I believe I have figured out what the chih-bird is.

It’s going to sound like tinfoil-hat stuff to a lot of you; all I can say is that I am not particularly paranoid, am stable emotionally, and not given to delusions as near as I can tell.

Anyway, this is what I think:

It’s an electronic bird analogue. It starts out making a repetitive “chih” sound, probably to get real birds to respond with their own calls. Then it samples those calls, analyzes, and mimics them. (I don’t think it’s simply playing the birdcalls back.)

Since there are mostly crows and the occasional seagull around here making calls that carry at all, that’s what it simulates. The problem is, while crows will often caw three times in a row, they don’t always do that; and while they often have a roughly equal time between calls, they often don’t, or they do that cool beak thing in between.

The calls that I believe are artificial are always exactly the same; the same number of calls in a row at exactly the same interval. Furthermore, the mechanics of a genuine birdcall involve air, organic tissue, resonance etc., and while the calls are convincing enough if you don’t really notice birds anyway and aren’t paying attention, they really sound more like a toy bird.

I have heard the chih birds almost around the clock, all around town. And while two weeks ago they were almost constant, now I hear them infrequently, and am hearing more of the questionable other birdcalls instead.

Certainly the technology to do all these things exists. Oh, and there’s one more thing contributing to my theory: occasionally something will go wrong with one of these birds, like once recently when there were a bunch of police aircraft around where I work because of someone waving a gun outside a schoolyard. The birds will fly around in a tight circle going “chihchihchihchihchihchichichichichi!!!” in a very very fast and unnatural way, and then the sound will degrade into a “something is wrong with my Speak & Spell” kind of thing.

It would be so awesome if they would then explode… Alas, no. They vanish or whatever. Back to the source, maybe.

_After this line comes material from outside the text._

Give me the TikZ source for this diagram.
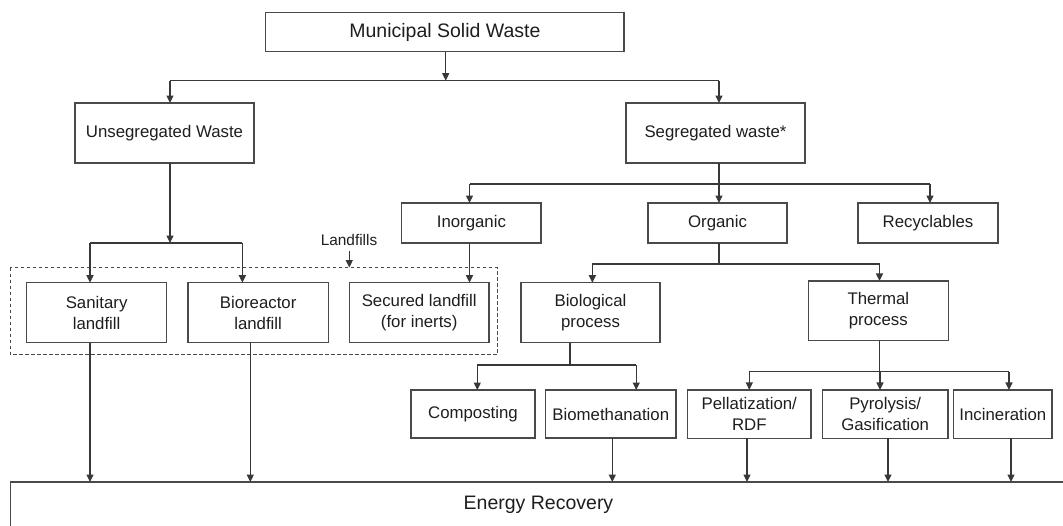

Well, there you have it. I won’t venture a guess on what the purpose of such a thing would be. I don’t even know why I felt it was necessary to tell anyone about it. But there it is.

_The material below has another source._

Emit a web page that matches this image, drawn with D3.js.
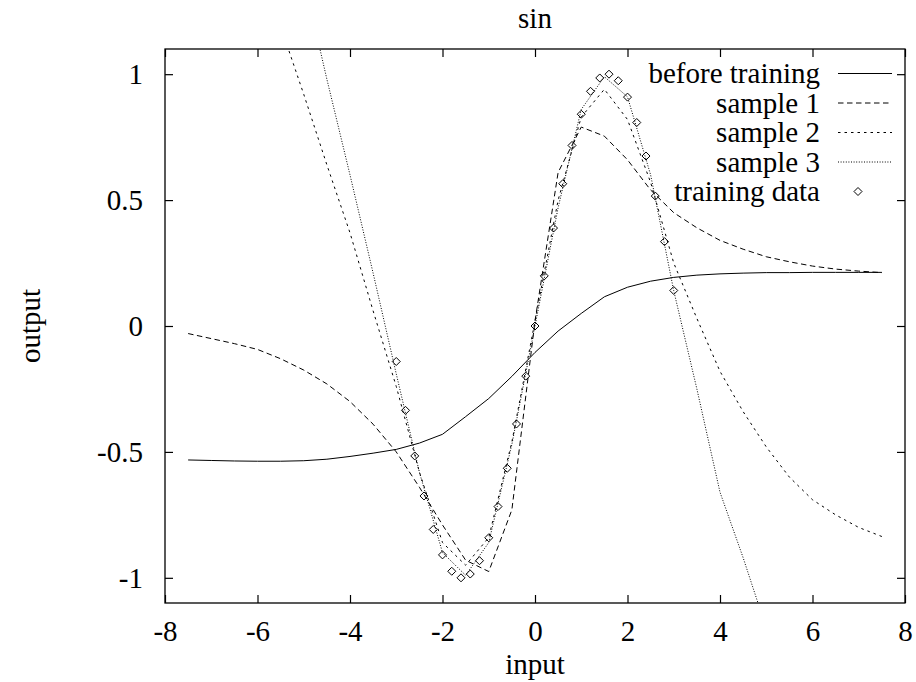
<!DOCTYPE html>
<html>
<head>
<meta charset="utf-8">
<script src="https://cdn.jsdelivr.net/npm/d3@7"></script>
<style>
  html, body { margin: 0; padding: 0; background: #fff; }
  svg { display: block; }
  text { font-family: "Liberation Serif", "Times New Roman", serif; fill: #000; }
</style>
</head>
<body>
<svg id="chart" width="916" height="682"></svg>
<script>
// ---- data ----
const xGrid = [-7.5,-7,-6.5,-6,-5.5,-5,-4.5,-4,-3.5,-3,-2.5,-2,-1.5,-1,-0.5,0,0.5,1,1.5,2,2.5,3,3.5,4,4.5,5,5.5,6,6.5,7,7.5];
const beforeTraining = [-0.532,-0.534,-0.536,-0.537,-0.537,-0.535,-0.529,-0.518,-0.505,-0.490,-0.465,-0.430,-0.360,-0.288,-0.200,-0.105,-0.020,0.050,0.116,0.154,0.178,0.193,0.202,0.207,0.210,0.212,0.212,0.213,0.213,0.213,0.213];
const sample1 = [-0.030,-0.050,-0.070,-0.093,-0.130,-0.175,-0.230,-0.300,-0.390,-0.500,-0.640,-0.790,-0.930,-0.975,-0.730,0.020,0.610,0.790,0.754,0.660,0.540,0.450,0.390,0.340,0.305,0.275,0.255,0.238,0.226,0.218,0.212];
const sample2 = [2.40,2.10,1.80,1.50,1.19,0.92,0.64,0.37,0.06,-0.24,-0.58,-0.86,-0.95,-0.84,-0.46,0.02,0.50,0.83,0.94,0.82,0.57,0.25,0.03,-0.18,-0.34,-0.48,-0.60,-0.69,-0.75,-0.80,-0.836];
const sample3 = [3.20,2.80,2.40,2.05,1.72,1.38,0.98,0.60,0.21,-0.19,-0.58,-0.90,-0.99,-0.86,-0.47,0.00,0.47,0.86,0.99,0.91,0.60,0.14,-0.25,-0.66,-0.92,-1.20,-1.45,-1.68,-1.90,-2.10,-2.30];
const trainX = [-3,-2.8,-2.6,-2.4,-2.2,-2,-1.8,-1.6,-1.4,-1.2,-1,-0.8,-0.6,-0.4,-0.2,0,0.2,0.4,0.6,0.8,1,1.2,1.4,1.6,1.8,2,2.2,2.4,2.6,2.8,3];
const trainY = [-0.141,-0.335,-0.516,-0.675,-0.808,-0.909,-0.974,-1.000,-0.985,-0.932,-0.841,-0.717,-0.565,-0.389,-0.199,0,0.199,0.389,0.565,0.717,0.841,0.932,0.985,1.000,0.974,0.909,0.808,0.675,0.516,0.335,0.141];
const xTicks = [-8,-6,-4,-2,0,2,4,6,8];
const yTicks = [-1,-0.5,0,0.5,1];
const seriesNames = ["before training","sample 1","sample 2","sample 3"];
const seriesDash = [null, "5.5,3.5", "2.5,4", "1,1.6"];
const seriesData = [beforeTraining, sample1, sample2, sample3];

// ---- layout ----
const L = 165, R = 905, T = 49, B = 603;
const svg = d3.select("#chart");
const x = d3.scaleLinear().domain([-8, 8]).range([L, R]);
const y = d3.scaleLinear().domain([-1.1, 1.1]).range([B, T]);
const fs = 29;

svg.append("defs").append("clipPath").attr("id", "clip")
  .append("rect").attr("x", L).attr("y", T).attr("width", R - L).attr("height", B - T);

// axes with inward ticks, mirrored
const tl = 8;
const axB = d3.axisBottom(x).tickValues(xTicks).tickSize(-tl).tickPadding(0).tickFormat(d => String(d));
const axT = d3.axisTop(x).tickValues(xTicks).tickSize(-tl).tickFormat("");
const axL = d3.axisLeft(y).tickValues(yTicks).tickSize(-tl).tickPadding(tl + 14).tickFormat(d => String(d));
const axR = d3.axisRight(y).tickValues(yTicks).tickSize(-tl).tickFormat("");

function style(g) {
  g.select(".domain").remove();
  g.selectAll(".tick line").attr("stroke", "#000").attr("stroke-width", 1.2);
  g.selectAll(".tick text").attr("font-size", fs).attr("font-family", "Liberation Serif").attr("fill", "#000");
}
svg.append("g").attr("transform", `translate(0,${B})`).call(axB).call(style)
  .selectAll(".tick text").attr("y", 38).attr("dy", null);
svg.append("g").attr("transform", `translate(0,${T})`).call(axT).call(style);
svg.append("g").attr("transform", `translate(${L},0)`).call(axL).call(style);
svg.append("g").attr("transform", `translate(${R},0)`).call(axR).call(style);

// frame
svg.append("rect").attr("x", L).attr("y", T).attr("width", R - L).attr("height", B - T)
  .attr("fill", "none").attr("stroke", "#000").attr("stroke-width", 1.3);

// lines
const line = d3.line().x(d => x(d[0])).y(d => y(d[1]));
const plot = svg.append("g").attr("clip-path", "url(#clip)");
seriesData.forEach((vals, i) => {
  plot.append("path")
    .attr("d", line(xGrid.map((xv, j) => [xv, vals[j]])))
    .attr("fill", "none").attr("stroke", "#000").attr("stroke-width", 1)
    .attr("stroke-dasharray", seriesDash[i]);
});

// training diamonds
const dr = 4;
const diamond = (cx, cy) => `M${cx},${cy - dr}L${cx + dr},${cy}L${cx},${cy + dr}L${cx - dr},${cy}Z`;
plot.selectAll("path.pt").data(trainX.map((xv, j) => [xv, trainY[j]])).enter()
  .append("path").attr("class", "pt")
  .attr("d", d => diamond(x(d[0]), y(d[1])))
  .attr("fill", "none").attr("stroke", "#000").attr("stroke-width", 1);

// legend
const legRows = [73.5, 103, 132.5, 162, 191.5];
const legTextX = 820, legS0 = 838, legS1 = 892;
seriesNames.forEach((name, i) => {
  svg.append("text").attr("x", legTextX).attr("y", legRows[i]).attr("dy", "0.33em")
    .attr("text-anchor", "end").attr("font-size", fs).text(name);
  svg.append("line").attr("x1", legS0).attr("x2", legS1).attr("y1", legRows[i]).attr("y2", legRows[i])
    .attr("stroke", "#000").attr("stroke-width", 1).attr("stroke-dasharray", seriesDash[i]);
});
svg.append("text").attr("x", legTextX).attr("y", legRows[4]).attr("dy", "0.33em")
  .attr("text-anchor", "end").attr("font-size", fs).text("training data");
svg.append("path").attr("d", diamond(858, legRows[4])).attr("fill", "none").attr("stroke", "#000");

// titles
svg.append("text").attr("x", (L + R) / 2).attr("y", 28).attr("text-anchor", "middle").attr("font-size", fs).text("sin");
svg.append("text").attr("x", (L + R) / 2).attr("y", 674).attr("text-anchor", "middle").attr("font-size", fs).text("input");
svg.append("text").attr("transform", `translate(40,${(T + B) / 2}) rotate(-90)`).attr("text-anchor", "middle")
  .attr("font-size", fs).text("output");
</script>
</body>
</html>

The squirrels around here make that noise. It’s loud and constant, too. Little bastards…why you gotta be so cute? It gets in the way of working up a proper hate.

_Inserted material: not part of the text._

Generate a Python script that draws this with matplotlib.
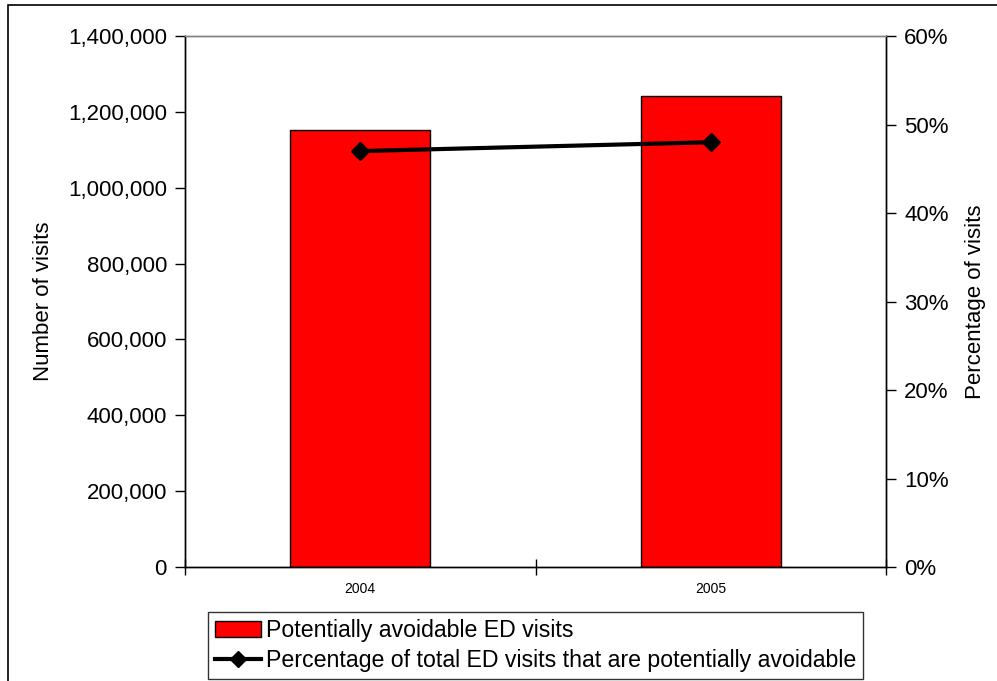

You’ve outed Colibri’s Advanced Ornithology Simulator (CAOS). Now you’re in for it. You think one chih-bird was bad…

Yup, right here. Hate 'em. And that’s way more likely than electronic birds all over town that shut up at the sight of cats. :slight_smile:

Aah, you did your homework. You’re right, the cat part is the weak point in the whole thing. Maybe it was a coincidence that the bird shut up when the cat went out. It only happened once.

It’s not squirrels though; I’ll hear the chih! a few times, then a shadow will zip by the window with a general sound of something flying. In point of fact, no actual birds come anywhere near the window and roof, because of the cats.

I did a PCB layout for such a device.
It was from a UC Davis group studying non-lethal bird control.

I am resurrecting my own zombie thread for a couple of reasons. First of all, I gave up on the thread last year just about an hour before beowulff’s post, immediately above this one, and thus missed out on sweet vindication. I want to express my delight at reading it a year later, though. It’s always nice to know that you’re not crazy; at least, not this time.

Also, I wanted to say, “That’s what they told you.” lol

And, this is where I work. And where a lot of the robobird activity is.

It’s still very much more likely that you’re being pestered by actual flesh and feather birds.

Just because something is kinda possible, doesn’t mean it’s happening to you every day.

Anyone else having trouble loading the second link?

Also, Mangetout, I like and respect you a lot; so I will say that yes, it probably is statistically more likely that something unusual is not happening. It is always statistically more likely that something unusual is not happening.

Nevertheless, statistically unlikely stuff still happens pretty often.

Snerk.
Their technology was pretty old. If they were going to hide the board I designed in an artificial bird, it would need to be a Condor!

Google " lyrebird youtube amazing" and then come back and tell us how sure you are of anything re being able to distinguish the sounds real birds can make.